# PROBLEM REQUIREMENTS
Repeat, exactly and completely, the material that follows. Omit the pictures.

# DATASET CONTENT
====================
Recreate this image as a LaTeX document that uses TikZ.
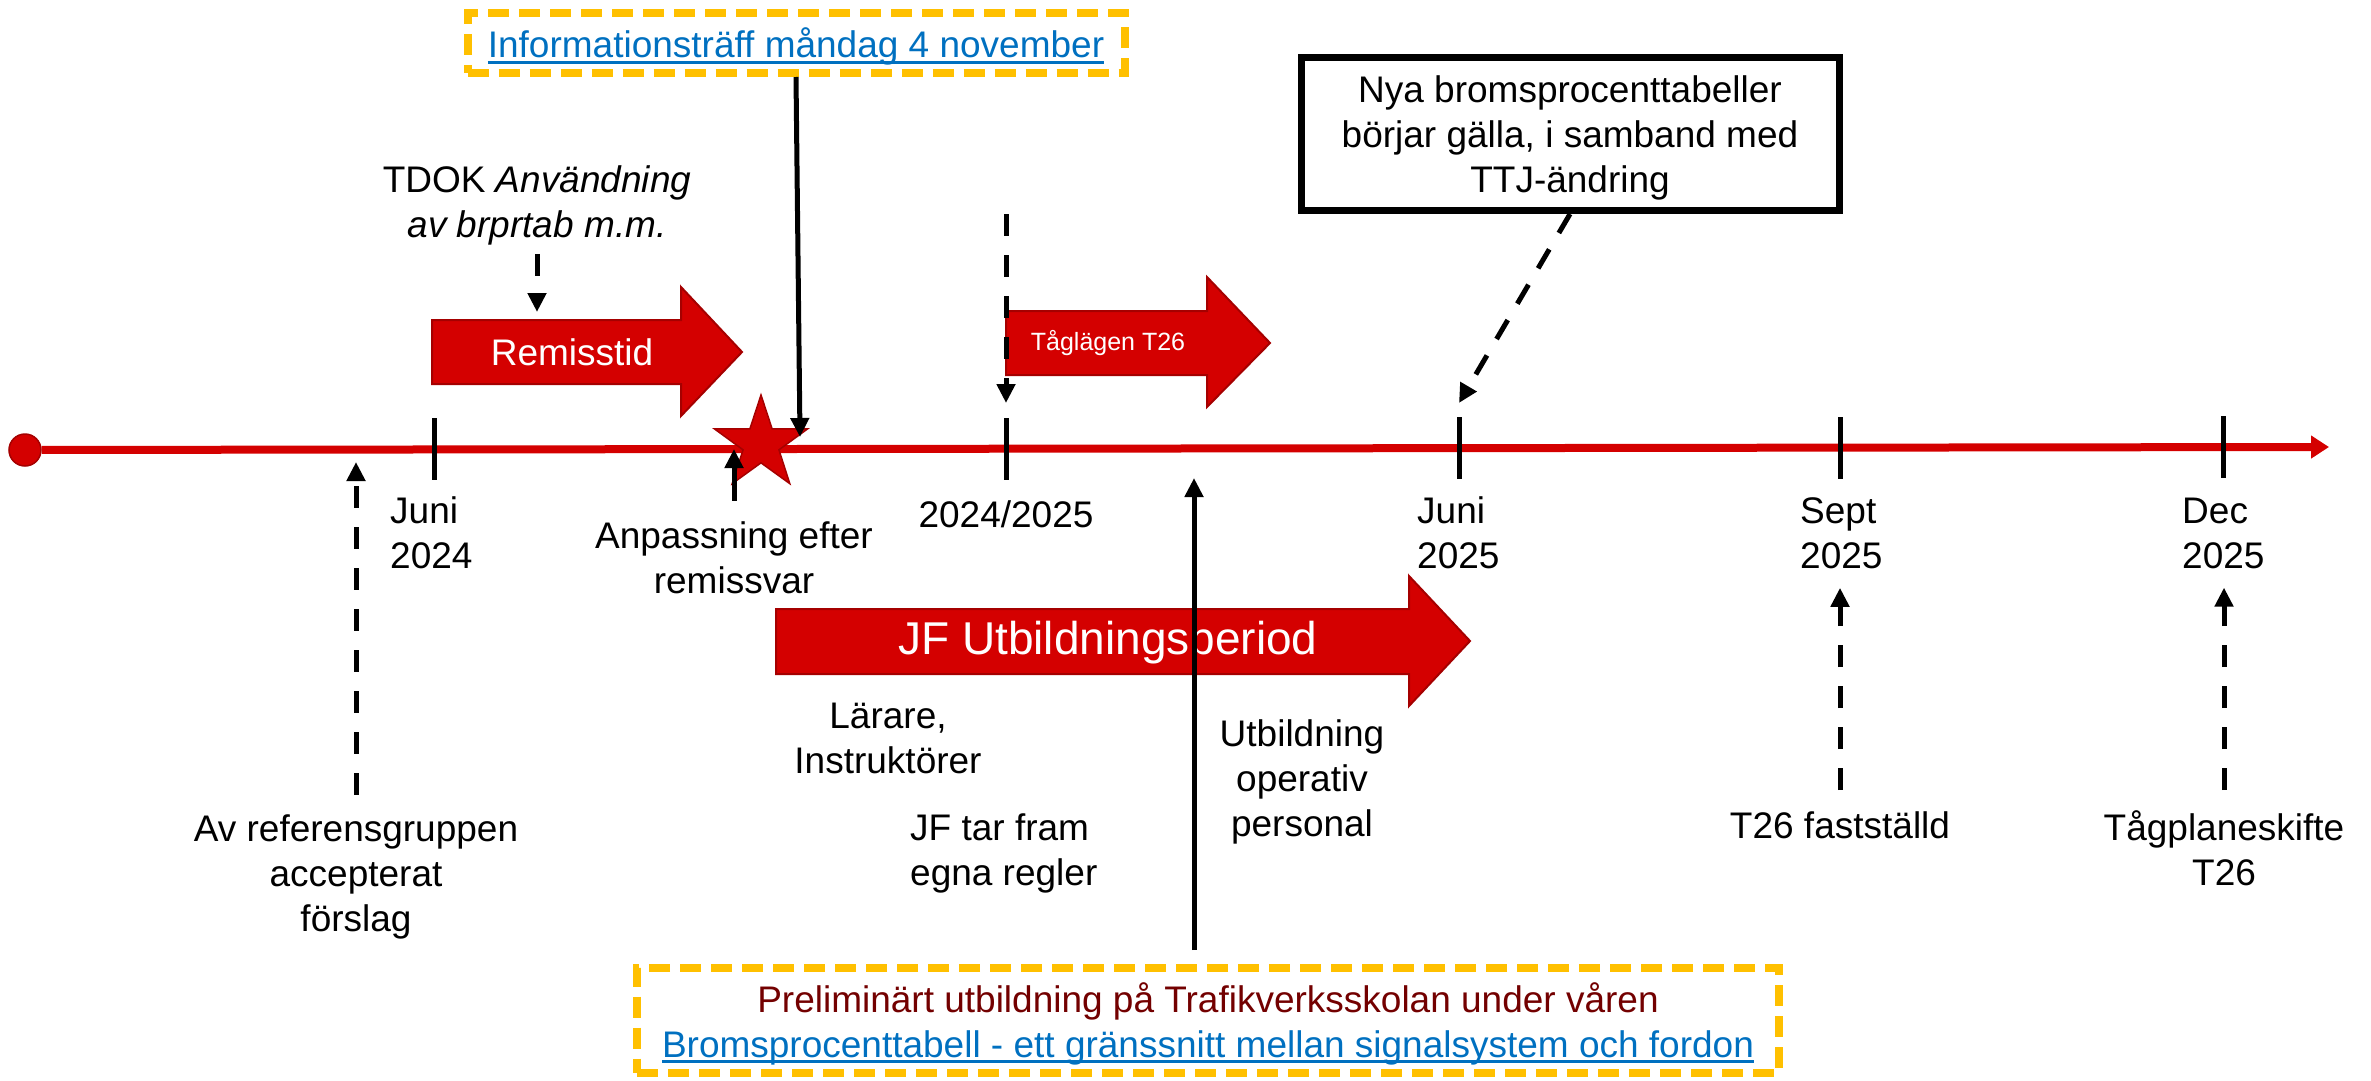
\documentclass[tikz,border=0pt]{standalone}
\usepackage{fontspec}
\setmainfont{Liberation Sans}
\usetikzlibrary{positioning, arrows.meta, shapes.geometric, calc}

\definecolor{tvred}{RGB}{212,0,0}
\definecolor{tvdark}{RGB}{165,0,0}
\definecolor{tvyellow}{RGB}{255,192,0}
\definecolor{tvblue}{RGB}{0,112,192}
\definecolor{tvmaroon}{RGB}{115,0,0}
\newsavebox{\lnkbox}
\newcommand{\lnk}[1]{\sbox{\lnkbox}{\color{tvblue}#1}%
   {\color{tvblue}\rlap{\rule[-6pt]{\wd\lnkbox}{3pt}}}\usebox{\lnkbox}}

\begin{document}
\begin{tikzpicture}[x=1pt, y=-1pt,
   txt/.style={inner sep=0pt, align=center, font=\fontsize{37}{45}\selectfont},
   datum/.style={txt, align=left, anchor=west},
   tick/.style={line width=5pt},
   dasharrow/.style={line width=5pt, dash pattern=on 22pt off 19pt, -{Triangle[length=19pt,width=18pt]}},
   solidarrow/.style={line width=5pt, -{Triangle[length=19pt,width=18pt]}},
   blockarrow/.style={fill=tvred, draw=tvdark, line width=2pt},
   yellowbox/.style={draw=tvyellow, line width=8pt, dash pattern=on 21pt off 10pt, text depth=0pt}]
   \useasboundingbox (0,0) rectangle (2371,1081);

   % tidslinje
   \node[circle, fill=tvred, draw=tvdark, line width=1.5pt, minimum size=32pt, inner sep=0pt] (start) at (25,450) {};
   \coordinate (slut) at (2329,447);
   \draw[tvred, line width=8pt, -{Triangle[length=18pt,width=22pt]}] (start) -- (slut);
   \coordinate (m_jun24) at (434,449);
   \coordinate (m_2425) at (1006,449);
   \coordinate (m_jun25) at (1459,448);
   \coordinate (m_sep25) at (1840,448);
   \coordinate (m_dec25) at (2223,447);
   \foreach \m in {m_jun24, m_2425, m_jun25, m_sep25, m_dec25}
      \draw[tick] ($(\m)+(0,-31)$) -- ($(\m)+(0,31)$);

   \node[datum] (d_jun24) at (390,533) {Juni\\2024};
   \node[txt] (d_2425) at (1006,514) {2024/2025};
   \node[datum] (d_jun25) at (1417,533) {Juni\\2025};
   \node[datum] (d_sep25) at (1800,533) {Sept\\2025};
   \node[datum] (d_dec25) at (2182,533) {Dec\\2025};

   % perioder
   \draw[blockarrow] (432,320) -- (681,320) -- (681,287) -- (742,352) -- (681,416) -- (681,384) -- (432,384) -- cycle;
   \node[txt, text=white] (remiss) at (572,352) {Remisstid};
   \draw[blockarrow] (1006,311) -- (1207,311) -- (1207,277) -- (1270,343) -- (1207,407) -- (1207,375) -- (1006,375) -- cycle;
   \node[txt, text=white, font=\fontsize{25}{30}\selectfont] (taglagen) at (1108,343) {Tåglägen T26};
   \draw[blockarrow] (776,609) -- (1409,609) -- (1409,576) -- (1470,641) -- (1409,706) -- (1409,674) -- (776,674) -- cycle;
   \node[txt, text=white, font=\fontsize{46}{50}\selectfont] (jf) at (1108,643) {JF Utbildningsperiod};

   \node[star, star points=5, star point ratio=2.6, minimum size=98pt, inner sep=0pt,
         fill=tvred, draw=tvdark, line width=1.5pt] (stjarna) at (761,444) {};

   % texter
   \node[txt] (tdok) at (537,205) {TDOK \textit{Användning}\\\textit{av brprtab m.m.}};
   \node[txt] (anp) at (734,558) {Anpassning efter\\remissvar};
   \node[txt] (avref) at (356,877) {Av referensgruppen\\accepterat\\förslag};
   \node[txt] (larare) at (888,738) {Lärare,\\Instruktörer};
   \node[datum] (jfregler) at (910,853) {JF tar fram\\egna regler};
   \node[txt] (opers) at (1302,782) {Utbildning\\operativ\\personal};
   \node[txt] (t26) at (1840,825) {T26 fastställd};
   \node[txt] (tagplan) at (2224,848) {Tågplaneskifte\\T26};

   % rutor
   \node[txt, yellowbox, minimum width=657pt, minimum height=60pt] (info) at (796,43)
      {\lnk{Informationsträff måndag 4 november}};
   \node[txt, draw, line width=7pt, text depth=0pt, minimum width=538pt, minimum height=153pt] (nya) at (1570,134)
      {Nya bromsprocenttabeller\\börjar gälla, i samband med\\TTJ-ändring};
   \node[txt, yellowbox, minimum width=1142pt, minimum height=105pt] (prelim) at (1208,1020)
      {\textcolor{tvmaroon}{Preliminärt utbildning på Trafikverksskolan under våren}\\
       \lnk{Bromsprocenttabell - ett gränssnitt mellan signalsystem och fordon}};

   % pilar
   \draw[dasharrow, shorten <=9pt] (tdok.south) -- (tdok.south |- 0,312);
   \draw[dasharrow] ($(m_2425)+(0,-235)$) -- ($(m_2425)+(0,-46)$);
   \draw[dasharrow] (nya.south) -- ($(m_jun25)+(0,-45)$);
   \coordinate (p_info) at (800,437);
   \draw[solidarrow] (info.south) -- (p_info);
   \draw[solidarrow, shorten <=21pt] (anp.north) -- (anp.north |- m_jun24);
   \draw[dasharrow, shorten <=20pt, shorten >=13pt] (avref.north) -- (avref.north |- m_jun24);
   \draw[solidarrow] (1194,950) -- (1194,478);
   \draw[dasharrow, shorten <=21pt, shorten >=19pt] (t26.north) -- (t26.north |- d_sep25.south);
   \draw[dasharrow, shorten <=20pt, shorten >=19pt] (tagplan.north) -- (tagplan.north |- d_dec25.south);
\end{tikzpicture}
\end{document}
====================
# EXERCISE ANSWER
Recreate this image as a LaTeX document that uses TikZ.
\documentclass[tikz,border=0pt]{standalone}
\usepackage{fontspec}
\setmainfont{Liberation Sans}
\usetikzlibrary{positioning, arrows.meta, shapes.geometric, calc}

\definecolor{tvred}{RGB}{212,0,0}
\definecolor{tvdark}{RGB}{165,0,0}
\definecolor{tvyellow}{RGB}{255,192,0}
\definecolor{tvblue}{RGB}{0,112,192}
\definecolor{tvmaroon}{RGB}{115,0,0}
\newsavebox{\lnkbox}
\newcommand{\lnk}[1]{\sbox{\lnkbox}{\color{tvblue}#1}%
   {\color{tvblue}\rlap{\rule[-6pt]{\wd\lnkbox}{3pt}}}\usebox{\lnkbox}}

\begin{document}
\begin{tikzpicture}[x=1pt, y=-1pt,
   txt/.style={inner sep=0pt, align=center, font=\fontsize{37}{45}\selectfont},
   datum/.style={txt, align=left, anchor=west},
   tick/.style={line width=5pt},
   dasharrow/.style={line width=5pt, dash pattern=on 22pt off 19pt, -{Triangle[length=19pt,width=18pt]}},
   solidarrow/.style={line width=5pt, -{Triangle[length=19pt,width=18pt]}},
   blockarrow/.style={fill=tvred, draw=tvdark, line width=2pt},
   yellowbox/.style={draw=tvyellow, line width=8pt, dash pattern=on 21pt off 10pt, text depth=0pt}]
   \useasboundingbox (0,0) rectangle (2371,1081);

   % tidslinje
   \node[circle, fill=tvred, draw=tvdark, line width=1.5pt, minimum size=32pt, inner sep=0pt] (start) at (25,450) {};
   \coordinate (slut) at (2329,447);
   \draw[tvred, line width=8pt, -{Triangle[length=18pt,width=22pt]}] (start) -- (slut);
   \coordinate (m_jun24) at (434,449);
   \coordinate (m_2425) at (1006,449);
   \coordinate (m_jun25) at (1459,448);
   \coordinate (m_sep25) at (1840,448);
   \coordinate (m_dec25) at (2223,447);
   \foreach \m in {m_jun24, m_2425, m_jun25, m_sep25, m_dec25}
      \draw[tick] ($(\m)+(0,-31)$) -- ($(\m)+(0,31)$);

   \node[datum] (d_jun24) at (390,533) {Juni\\2024};
   \node[txt] (d_2425) at (1006,514) {2024/2025};
   \node[datum] (d_jun25) at (1417,533) {Juni\\2025};
   \node[datum] (d_sep25) at (1800,533) {Sept\\2025};
   \node[datum] (d_dec25) at (2182,533) {Dec\\2025};

   % perioder
   \draw[blockarrow] (432,320) -- (681,320) -- (681,287) -- (742,352) -- (681,416) -- (681,384) -- (432,384) -- cycle;
   \node[txt, text=white] (remiss) at (572,352) {Remisstid};
   \draw[blockarrow] (1006,311) -- (1207,311) -- (1207,277) -- (1270,343) -- (1207,407) -- (1207,375) -- (1006,375) -- cycle;
   \node[txt, text=white, font=\fontsize{25}{30}\selectfont] (taglagen) at (1108,343) {Tåglägen T26};
   \draw[blockarrow] (776,609) -- (1409,609) -- (1409,576) -- (1470,641) -- (1409,706) -- (1409,674) -- (776,674) -- cycle;
   \node[txt, text=white, font=\fontsize{46}{50}\selectfont] (jf) at (1108,643) {JF Utbildningsperiod};

   \node[star, star points=5, star point ratio=2.6, minimum size=98pt, inner sep=0pt,
         fill=tvred, draw=tvdark, line width=1.5pt] (stjarna) at (761,444) {};

   % texter
   \node[txt] (tdok) at (537,205) {TDOK \textit{Användning}\\\textit{av brprtab m.m.}};
   \node[txt] (anp) at (734,558) {Anpassning efter\\remissvar};
   \node[txt] (avref) at (356,877) {Av referensgruppen\\accepterat\\förslag};
   \node[txt] (larare) at (888,738) {Lärare,\\Instruktörer};
   \node[datum] (jfregler) at (910,853) {JF tar fram\\egna regler};
   \node[txt] (opers) at (1302,782) {Utbildning\\operativ\\personal};
   \node[txt] (t26) at (1840,825) {T26 fastställd};
   \node[txt] (tagplan) at (2224,848) {Tågplaneskifte\\T26};

   % rutor
   \node[txt, yellowbox, minimum width=657pt, minimum height=60pt] (info) at (796,43)
      {\lnk{Informationsträff måndag 4 november}};
   \node[txt, draw, line width=7pt, text depth=0pt, minimum width=538pt, minimum height=153pt] (nya) at (1570,134)
      {Nya bromsprocenttabeller\\börjar gälla, i samband med\\TTJ-ändring};
   \node[txt, yellowbox, minimum width=1142pt, minimum height=105pt] (prelim) at (1208,1020)
      {\textcolor{tvmaroon}{Preliminärt utbildning på Trafikverksskolan under våren}\\
       \lnk{Bromsprocenttabell - ett gränssnitt mellan signalsystem och fordon}};

   % pilar
   \draw[dasharrow, shorten <=9pt] (tdok.south) -- (tdok.south |- 0,312);
   \draw[dasharrow] ($(m_2425)+(0,-235)$) -- ($(m_2425)+(0,-46)$);
   \draw[dasharrow] (nya.south) -- ($(m_jun25)+(0,-45)$);
   \coordinate (p_info) at (800,437);
   \draw[solidarrow] (info.south) -- (p_info);
   \draw[solidarrow, shorten <=21pt] (anp.north) -- (anp.north |- m_jun24);
   \draw[dasharrow, shorten <=20pt, shorten >=13pt] (avref.north) -- (avref.north |- m_jun24);
   \draw[solidarrow] (1194,950) -- (1194,478);
   \draw[dasharrow, shorten <=21pt, shorten >=19pt] (t26.north) -- (t26.north |- d_sep25.south);
   \draw[dasharrow, shorten <=20pt, shorten >=19pt] (tagplan.north) -- (tagplan.north |- d_dec25.south);
\end{tikzpicture}
\end{document}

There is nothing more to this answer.